■ Data for the task:
+++++
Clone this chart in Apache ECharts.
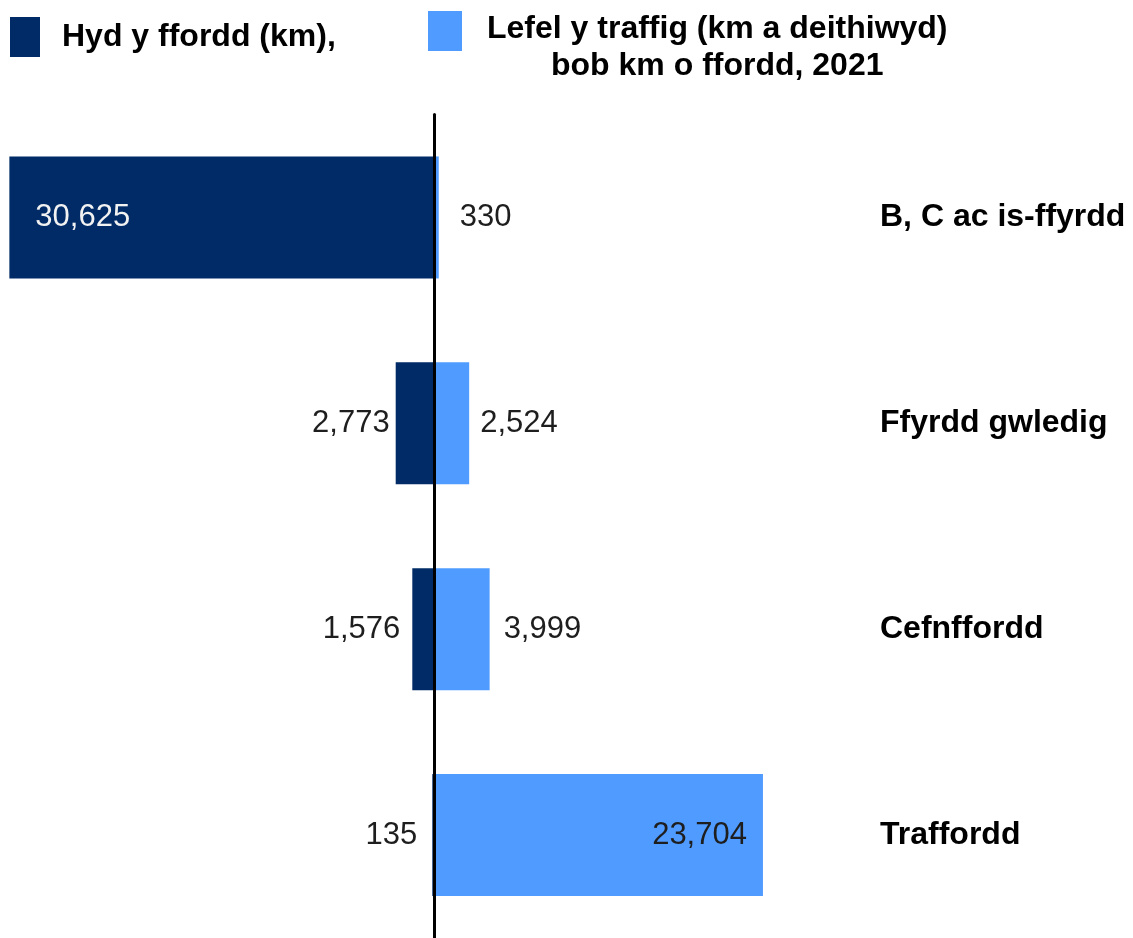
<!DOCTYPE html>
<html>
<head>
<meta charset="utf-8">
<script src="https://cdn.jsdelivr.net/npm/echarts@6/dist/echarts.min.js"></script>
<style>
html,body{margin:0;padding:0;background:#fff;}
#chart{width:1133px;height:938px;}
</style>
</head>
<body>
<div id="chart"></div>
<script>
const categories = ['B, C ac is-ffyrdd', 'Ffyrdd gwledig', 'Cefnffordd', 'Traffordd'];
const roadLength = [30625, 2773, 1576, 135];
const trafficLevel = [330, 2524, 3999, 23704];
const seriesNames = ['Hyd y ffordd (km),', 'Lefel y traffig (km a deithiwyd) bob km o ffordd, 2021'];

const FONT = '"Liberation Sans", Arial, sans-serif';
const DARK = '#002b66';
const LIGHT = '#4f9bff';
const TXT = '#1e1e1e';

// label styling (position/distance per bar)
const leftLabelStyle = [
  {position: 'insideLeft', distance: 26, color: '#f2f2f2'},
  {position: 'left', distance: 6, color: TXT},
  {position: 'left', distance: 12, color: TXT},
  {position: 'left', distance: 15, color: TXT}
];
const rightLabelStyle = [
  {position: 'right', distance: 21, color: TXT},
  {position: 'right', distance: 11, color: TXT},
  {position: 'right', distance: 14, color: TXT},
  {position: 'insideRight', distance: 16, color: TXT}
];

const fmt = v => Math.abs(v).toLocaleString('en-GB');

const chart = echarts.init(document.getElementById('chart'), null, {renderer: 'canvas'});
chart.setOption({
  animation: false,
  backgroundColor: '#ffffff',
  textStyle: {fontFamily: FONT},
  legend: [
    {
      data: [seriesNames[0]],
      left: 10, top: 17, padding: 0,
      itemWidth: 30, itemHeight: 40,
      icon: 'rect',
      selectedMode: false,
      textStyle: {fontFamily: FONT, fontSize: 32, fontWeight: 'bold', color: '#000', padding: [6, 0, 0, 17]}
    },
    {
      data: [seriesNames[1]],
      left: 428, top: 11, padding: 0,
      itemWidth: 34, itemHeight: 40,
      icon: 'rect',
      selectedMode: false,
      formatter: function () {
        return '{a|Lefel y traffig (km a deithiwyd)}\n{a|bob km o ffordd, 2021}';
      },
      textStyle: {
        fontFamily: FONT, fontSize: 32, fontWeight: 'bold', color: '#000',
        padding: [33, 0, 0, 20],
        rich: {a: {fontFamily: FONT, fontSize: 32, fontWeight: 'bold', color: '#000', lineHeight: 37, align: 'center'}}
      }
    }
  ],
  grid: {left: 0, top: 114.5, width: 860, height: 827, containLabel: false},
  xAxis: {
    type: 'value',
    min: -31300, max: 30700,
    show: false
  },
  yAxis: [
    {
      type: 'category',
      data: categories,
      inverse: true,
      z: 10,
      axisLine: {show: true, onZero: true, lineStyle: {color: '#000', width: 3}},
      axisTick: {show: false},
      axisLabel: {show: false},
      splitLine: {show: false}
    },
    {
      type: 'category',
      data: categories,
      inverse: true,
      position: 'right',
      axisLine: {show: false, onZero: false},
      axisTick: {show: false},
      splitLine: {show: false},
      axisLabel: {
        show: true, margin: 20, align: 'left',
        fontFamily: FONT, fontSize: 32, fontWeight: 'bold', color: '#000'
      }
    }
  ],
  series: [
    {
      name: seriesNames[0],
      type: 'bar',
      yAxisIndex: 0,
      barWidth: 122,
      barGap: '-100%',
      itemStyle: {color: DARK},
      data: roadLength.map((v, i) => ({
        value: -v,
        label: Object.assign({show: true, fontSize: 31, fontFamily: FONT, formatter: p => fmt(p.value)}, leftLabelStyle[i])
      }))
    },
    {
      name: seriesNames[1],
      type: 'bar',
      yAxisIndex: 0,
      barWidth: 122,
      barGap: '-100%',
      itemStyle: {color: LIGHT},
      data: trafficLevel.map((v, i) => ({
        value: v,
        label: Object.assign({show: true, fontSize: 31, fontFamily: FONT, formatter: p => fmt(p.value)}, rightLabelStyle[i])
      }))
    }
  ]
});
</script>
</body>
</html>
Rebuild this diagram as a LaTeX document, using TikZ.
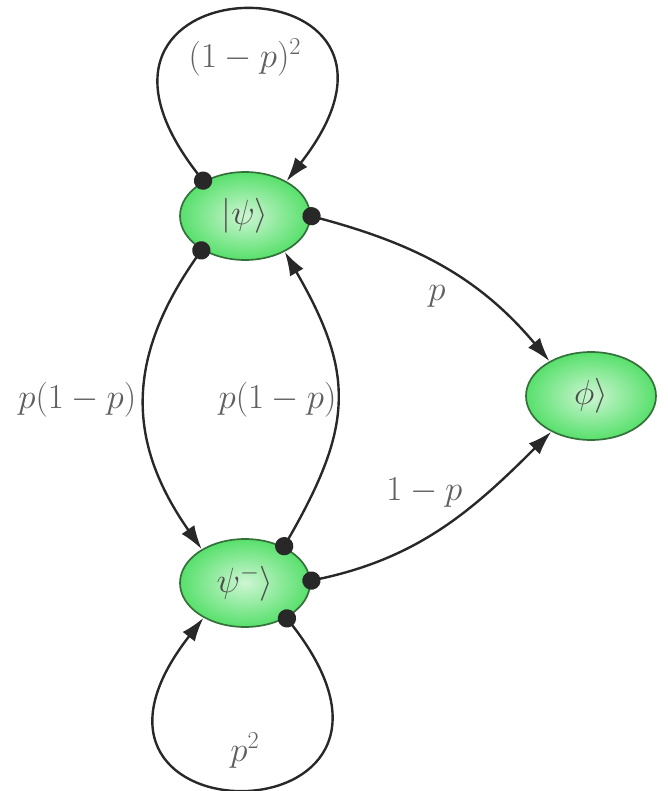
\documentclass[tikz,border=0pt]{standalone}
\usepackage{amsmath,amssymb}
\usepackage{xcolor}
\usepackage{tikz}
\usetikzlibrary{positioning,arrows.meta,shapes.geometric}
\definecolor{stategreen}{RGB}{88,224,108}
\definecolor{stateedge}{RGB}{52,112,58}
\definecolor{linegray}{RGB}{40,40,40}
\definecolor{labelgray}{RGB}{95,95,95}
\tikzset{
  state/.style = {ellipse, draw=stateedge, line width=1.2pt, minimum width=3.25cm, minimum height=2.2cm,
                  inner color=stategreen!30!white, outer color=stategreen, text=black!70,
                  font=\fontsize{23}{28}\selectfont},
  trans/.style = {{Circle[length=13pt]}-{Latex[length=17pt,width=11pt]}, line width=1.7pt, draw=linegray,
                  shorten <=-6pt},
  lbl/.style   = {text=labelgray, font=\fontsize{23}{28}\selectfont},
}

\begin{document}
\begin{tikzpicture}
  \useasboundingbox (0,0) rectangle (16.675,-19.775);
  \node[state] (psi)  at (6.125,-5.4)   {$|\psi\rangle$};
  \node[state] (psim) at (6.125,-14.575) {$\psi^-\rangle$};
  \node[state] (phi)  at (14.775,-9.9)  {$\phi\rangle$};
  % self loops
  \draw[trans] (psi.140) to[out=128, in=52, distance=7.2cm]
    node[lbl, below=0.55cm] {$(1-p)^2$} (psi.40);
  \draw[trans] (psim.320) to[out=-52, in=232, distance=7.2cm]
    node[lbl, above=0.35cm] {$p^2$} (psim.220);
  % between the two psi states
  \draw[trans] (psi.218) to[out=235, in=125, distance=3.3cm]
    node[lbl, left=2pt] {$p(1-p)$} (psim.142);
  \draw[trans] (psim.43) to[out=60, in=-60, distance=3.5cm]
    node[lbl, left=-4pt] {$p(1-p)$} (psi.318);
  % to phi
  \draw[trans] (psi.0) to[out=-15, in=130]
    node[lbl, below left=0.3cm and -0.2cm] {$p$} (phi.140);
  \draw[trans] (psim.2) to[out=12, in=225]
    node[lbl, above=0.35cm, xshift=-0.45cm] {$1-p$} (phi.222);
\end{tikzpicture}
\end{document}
+++++
■ Problem to solve: Pictures are excluded; repeat every record exactly.

■ Expected answer:
Clone this chart in Apache ECharts.
<!DOCTYPE html>
<html>
<head>
<meta charset="utf-8">
<script src="https://cdn.jsdelivr.net/npm/echarts@6/dist/echarts.min.js"></script>
<style>
html,body{margin:0;padding:0;background:#fff;}
#chart{width:1133px;height:938px;}
</style>
</head>
<body>
<div id="chart"></div>
<script>
const categories = ['B, C ac is-ffyrdd', 'Ffyrdd gwledig', 'Cefnffordd', 'Traffordd'];
const roadLength = [30625, 2773, 1576, 135];
const trafficLevel = [330, 2524, 3999, 23704];
const seriesNames = ['Hyd y ffordd (km),', 'Lefel y traffig (km a deithiwyd) bob km o ffordd, 2021'];

const FONT = '"Liberation Sans", Arial, sans-serif';
const DARK = '#002b66';
const LIGHT = '#4f9bff';
const TXT = '#1e1e1e';

// label styling (position/distance per bar)
const leftLabelStyle = [
  {position: 'insideLeft', distance: 26, color: '#f2f2f2'},
  {position: 'left', distance: 6, color: TXT},
  {position: 'left', distance: 12, color: TXT},
  {position: 'left', distance: 15, color: TXT}
];
const rightLabelStyle = [
  {position: 'right', distance: 21, color: TXT},
  {position: 'right', distance: 11, color: TXT},
  {position: 'right', distance: 14, color: TXT},
  {position: 'insideRight', distance: 16, color: TXT}
];

const fmt = v => Math.abs(v).toLocaleString('en-GB');

const chart = echarts.init(document.getElementById('chart'), null, {renderer: 'canvas'});
chart.setOption({
  animation: false,
  backgroundColor: '#ffffff',
  textStyle: {fontFamily: FONT},
  legend: [
    {
      data: [seriesNames[0]],
      left: 10, top: 17, padding: 0,
      itemWidth: 30, itemHeight: 40,
      icon: 'rect',
      selectedMode: false,
      textStyle: {fontFamily: FONT, fontSize: 32, fontWeight: 'bold', color: '#000', padding: [6, 0, 0, 17]}
    },
    {
      data: [seriesNames[1]],
      left: 428, top: 11, padding: 0,
      itemWidth: 34, itemHeight: 40,
      icon: 'rect',
      selectedMode: false,
      formatter: function () {
        return '{a|Lefel y traffig (km a deithiwyd)}\n{a|bob km o ffordd, 2021}';
      },
      textStyle: {
        fontFamily: FONT, fontSize: 32, fontWeight: 'bold', color: '#000',
        padding: [33, 0, 0, 20],
        rich: {a: {fontFamily: FONT, fontSize: 32, fontWeight: 'bold', color: '#000', lineHeight: 37, align: 'center'}}
      }
    }
  ],
  grid: {left: 0, top: 114.5, width: 860, height: 827, containLabel: false},
  xAxis: {
    type: 'value',
    min: -31300, max: 30700,
    show: false
  },
  yAxis: [
    {
      type: 'category',
      data: categories,
      inverse: true,
      z: 10,
      axisLine: {show: true, onZero: true, lineStyle: {color: '#000', width: 3}},
      axisTick: {show: false},
      axisLabel: {show: false},
      splitLine: {show: false}
    },
    {
      type: 'category',
      data: categories,
      inverse: true,
      position: 'right',
      axisLine: {show: false, onZero: false},
      axisTick: {show: false},
      splitLine: {show: false},
      axisLabel: {
        show: true, margin: 20, align: 'left',
        fontFamily: FONT, fontSize: 32, fontWeight: 'bold', color: '#000'
      }
    }
  ],
  series: [
    {
      name: seriesNames[0],
      type: 'bar',
      yAxisIndex: 0,
      barWidth: 122,
      barGap: '-100%',
      itemStyle: {color: DARK},
      data: roadLength.map((v, i) => ({
        value: -v,
        label: Object.assign({show: true, fontSize: 31, fontFamily: FONT, formatter: p => fmt(p.value)}, leftLabelStyle[i])
      }))
    },
    {
      name: seriesNames[1],
      type: 'bar',
      yAxisIndex: 0,
      barWidth: 122,
      barGap: '-100%',
      itemStyle: {color: LIGHT},
      data: trafficLevel.map((v, i) => ({
        value: v,
        label: Object.assign({show: true, fontSize: 31, fontFamily: FONT, formatter: p => fmt(p.value)}, rightLabelStyle[i])
      }))
    }
  ]
});
</script>
</body>
</html>
Rebuild this diagram as a LaTeX document, using TikZ.
\documentclass[tikz,border=0pt]{standalone}
\usepackage{amsmath,amssymb}
\usepackage{xcolor}
\usepackage{tikz}
\usetikzlibrary{positioning,arrows.meta,shapes.geometric}
\definecolor{stategreen}{RGB}{88,224,108}
\definecolor{stateedge}{RGB}{52,112,58}
\definecolor{linegray}{RGB}{40,40,40}
\definecolor{labelgray}{RGB}{95,95,95}
\tikzset{
  state/.style = {ellipse, draw=stateedge, line width=1.2pt, minimum width=3.25cm, minimum height=2.2cm,
                  inner color=stategreen!30!white, outer color=stategreen, text=black!70,
                  font=\fontsize{23}{28}\selectfont},
  trans/.style = {{Circle[length=13pt]}-{Latex[length=17pt,width=11pt]}, line width=1.7pt, draw=linegray,
                  shorten <=-6pt},
  lbl/.style   = {text=labelgray, font=\fontsize{23}{28}\selectfont},
}

\begin{document}
\begin{tikzpicture}
  \useasboundingbox (0,0) rectangle (16.675,-19.775);
  \node[state] (psi)  at (6.125,-5.4)   {$|\psi\rangle$};
  \node[state] (psim) at (6.125,-14.575) {$\psi^-\rangle$};
  \node[state] (phi)  at (14.775,-9.9)  {$\phi\rangle$};
  % self loops
  \draw[trans] (psi.140) to[out=128, in=52, distance=7.2cm]
    node[lbl, below=0.55cm] {$(1-p)^2$} (psi.40);
  \draw[trans] (psim.320) to[out=-52, in=232, distance=7.2cm]
    node[lbl, above=0.35cm] {$p^2$} (psim.220);
  % between the two psi states
  \draw[trans] (psi.218) to[out=235, in=125, distance=3.3cm]
    node[lbl, left=2pt] {$p(1-p)$} (psim.142);
  \draw[trans] (psim.43) to[out=60, in=-60, distance=3.5cm]
    node[lbl, left=-4pt] {$p(1-p)$} (psi.318);
  % to phi
  \draw[trans] (psi.0) to[out=-15, in=130]
    node[lbl, below left=0.3cm and -0.2cm] {$p$} (phi.140);
  \draw[trans] (psim.2) to[out=12, in=225]
    node[lbl, above=0.35cm, xshift=-0.45cm] {$1-p$} (phi.222);
\end{tikzpicture}
\end{document}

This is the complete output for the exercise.